- **WHAT TO PRODUCE**
Drop every picture, then transcribe the remaining data exactly.
[Start]
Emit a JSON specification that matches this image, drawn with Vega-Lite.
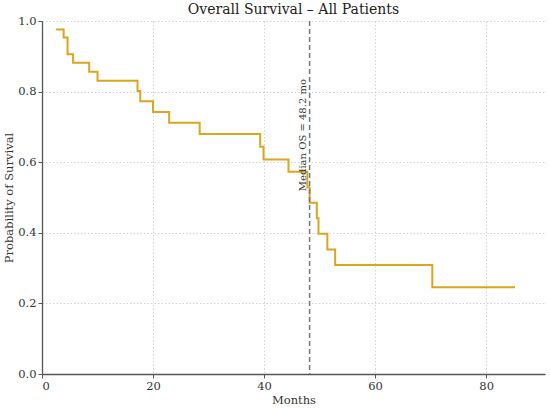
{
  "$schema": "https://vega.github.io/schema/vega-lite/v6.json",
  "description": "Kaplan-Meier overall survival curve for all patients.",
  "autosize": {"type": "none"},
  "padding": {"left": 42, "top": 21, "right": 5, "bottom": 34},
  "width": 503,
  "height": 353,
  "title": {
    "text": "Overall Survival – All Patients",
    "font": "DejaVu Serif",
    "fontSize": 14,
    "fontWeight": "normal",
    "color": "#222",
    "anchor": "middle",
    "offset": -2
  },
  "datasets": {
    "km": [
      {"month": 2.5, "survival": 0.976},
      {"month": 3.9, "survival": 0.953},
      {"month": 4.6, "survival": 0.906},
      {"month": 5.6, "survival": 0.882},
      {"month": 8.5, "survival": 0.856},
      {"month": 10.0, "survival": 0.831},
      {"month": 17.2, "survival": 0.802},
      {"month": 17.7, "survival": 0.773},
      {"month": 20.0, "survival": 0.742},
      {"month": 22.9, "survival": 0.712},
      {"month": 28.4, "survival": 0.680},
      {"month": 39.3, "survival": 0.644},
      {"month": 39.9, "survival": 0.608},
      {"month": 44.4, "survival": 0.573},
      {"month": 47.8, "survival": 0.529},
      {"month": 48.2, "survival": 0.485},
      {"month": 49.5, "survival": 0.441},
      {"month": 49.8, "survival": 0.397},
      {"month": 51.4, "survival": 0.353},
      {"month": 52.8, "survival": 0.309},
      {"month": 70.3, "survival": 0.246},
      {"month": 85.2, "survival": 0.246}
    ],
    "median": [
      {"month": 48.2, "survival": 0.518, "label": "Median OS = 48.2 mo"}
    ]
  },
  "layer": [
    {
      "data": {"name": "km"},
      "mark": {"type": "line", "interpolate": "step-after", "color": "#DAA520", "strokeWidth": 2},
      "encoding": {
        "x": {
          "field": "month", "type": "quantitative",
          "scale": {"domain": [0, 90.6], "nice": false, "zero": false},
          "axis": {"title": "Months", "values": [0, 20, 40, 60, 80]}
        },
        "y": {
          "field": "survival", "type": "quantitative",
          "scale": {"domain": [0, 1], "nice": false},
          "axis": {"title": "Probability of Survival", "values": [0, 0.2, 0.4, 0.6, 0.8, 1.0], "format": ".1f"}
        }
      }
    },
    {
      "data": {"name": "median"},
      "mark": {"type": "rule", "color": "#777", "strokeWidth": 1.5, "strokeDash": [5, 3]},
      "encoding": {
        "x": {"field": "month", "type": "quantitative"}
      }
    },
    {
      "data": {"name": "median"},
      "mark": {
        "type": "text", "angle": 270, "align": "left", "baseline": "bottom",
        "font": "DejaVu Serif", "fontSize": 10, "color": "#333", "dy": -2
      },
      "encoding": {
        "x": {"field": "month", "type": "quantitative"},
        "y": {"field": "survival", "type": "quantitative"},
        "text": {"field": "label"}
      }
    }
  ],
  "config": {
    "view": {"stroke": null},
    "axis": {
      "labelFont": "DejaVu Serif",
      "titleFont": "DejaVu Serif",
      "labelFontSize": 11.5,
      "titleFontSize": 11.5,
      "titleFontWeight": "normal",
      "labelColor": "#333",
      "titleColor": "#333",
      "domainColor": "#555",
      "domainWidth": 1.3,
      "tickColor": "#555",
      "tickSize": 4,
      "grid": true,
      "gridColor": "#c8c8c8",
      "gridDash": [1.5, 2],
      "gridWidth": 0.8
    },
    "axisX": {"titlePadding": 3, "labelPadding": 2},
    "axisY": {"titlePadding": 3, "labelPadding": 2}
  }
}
[End]
- **RESPONSE TO THIS EXERCISE**
Emit a JSON specification that matches this image, drawn with Vega-Lite.
{
  "$schema": "https://vega.github.io/schema/vega-lite/v6.json",
  "description": "Kaplan-Meier overall survival curve for all patients.",
  "autosize": {"type": "none"},
  "padding": {"left": 42, "top": 21, "right": 5, "bottom": 34},
  "width": 503,
  "height": 353,
  "title": {
    "text": "Overall Survival – All Patients",
    "font": "DejaVu Serif",
    "fontSize": 14,
    "fontWeight": "normal",
    "color": "#222",
    "anchor": "middle",
    "offset": -2
  },
  "datasets": {
    "km": [
      {"month": 2.5, "survival": 0.976},
      {"month": 3.9, "survival": 0.953},
      {"month": 4.6, "survival": 0.906},
      {"month": 5.6, "survival": 0.882},
      {"month": 8.5, "survival": 0.856},
      {"month": 10.0, "survival": 0.831},
      {"month": 17.2, "survival": 0.802},
      {"month": 17.7, "survival": 0.773},
      {"month": 20.0, "survival": 0.742},
      {"month": 22.9, "survival": 0.712},
      {"month": 28.4, "survival": 0.680},
      {"month": 39.3, "survival": 0.644},
      {"month": 39.9, "survival": 0.608},
      {"month": 44.4, "survival": 0.573},
      {"month": 47.8, "survival": 0.529},
      {"month": 48.2, "survival": 0.485},
      {"month": 49.5, "survival": 0.441},
      {"month": 49.8, "survival": 0.397},
      {"month": 51.4, "survival": 0.353},
      {"month": 52.8, "survival": 0.309},
      {"month": 70.3, "survival": 0.246},
      {"month": 85.2, "survival": 0.246}
    ],
    "median": [
      {"month": 48.2, "survival": 0.518, "label": "Median OS = 48.2 mo"}
    ]
  },
  "layer": [
    {
      "data": {"name": "km"},
      "mark": {"type": "line", "interpolate": "step-after", "color": "#DAA520", "strokeWidth": 2},
      "encoding": {
        "x": {
          "field": "month", "type": "quantitative",
          "scale": {"domain": [0, 90.6], "nice": false, "zero": false},
          "axis": {"title": "Months", "values": [0, 20, 40, 60, 80]}
        },
        "y": {
          "field": "survival", "type": "quantitative",
          "scale": {"domain": [0, 1], "nice": false},
          "axis": {"title": "Probability of Survival", "values": [0, 0.2, 0.4, 0.6, 0.8, 1.0], "format": ".1f"}
        }
      }
    },
    {
      "data": {"name": "median"},
      "mark": {"type": "rule", "color": "#777", "strokeWidth": 1.5, "strokeDash": [5, 3]},
      "encoding": {
        "x": {"field": "month", "type": "quantitative"}
      }
    },
    {
      "data": {"name": "median"},
      "mark": {
        "type": "text", "angle": 270, "align": "left", "baseline": "bottom",
        "font": "DejaVu Serif", "fontSize": 10, "color": "#333", "dy": -2
      },
      "encoding": {
        "x": {"field": "month", "type": "quantitative"},
        "y": {"field": "survival", "type": "quantitative"},
        "text": {"field": "label"}
      }
    }
  ],
  "config": {
    "view": {"stroke": null},
    "axis": {
      "labelFont": "DejaVu Serif",
      "titleFont": "DejaVu Serif",
      "labelFontSize": 11.5,
      "titleFontSize": 11.5,
      "titleFontWeight": "normal",
      "labelColor": "#333",
      "titleColor": "#333",
      "domainColor": "#555",
      "domainWidth": 1.3,
      "tickColor": "#555",
      "tickSize": 4,
      "grid": true,
      "gridColor": "#c8c8c8",
      "gridDash": [1.5, 2],
      "gridWidth": 0.8
    },
    "axisX": {"titlePadding": 3, "labelPadding": 2},
    "axisY": {"titlePadding": 3, "labelPadding": 2}
  }
}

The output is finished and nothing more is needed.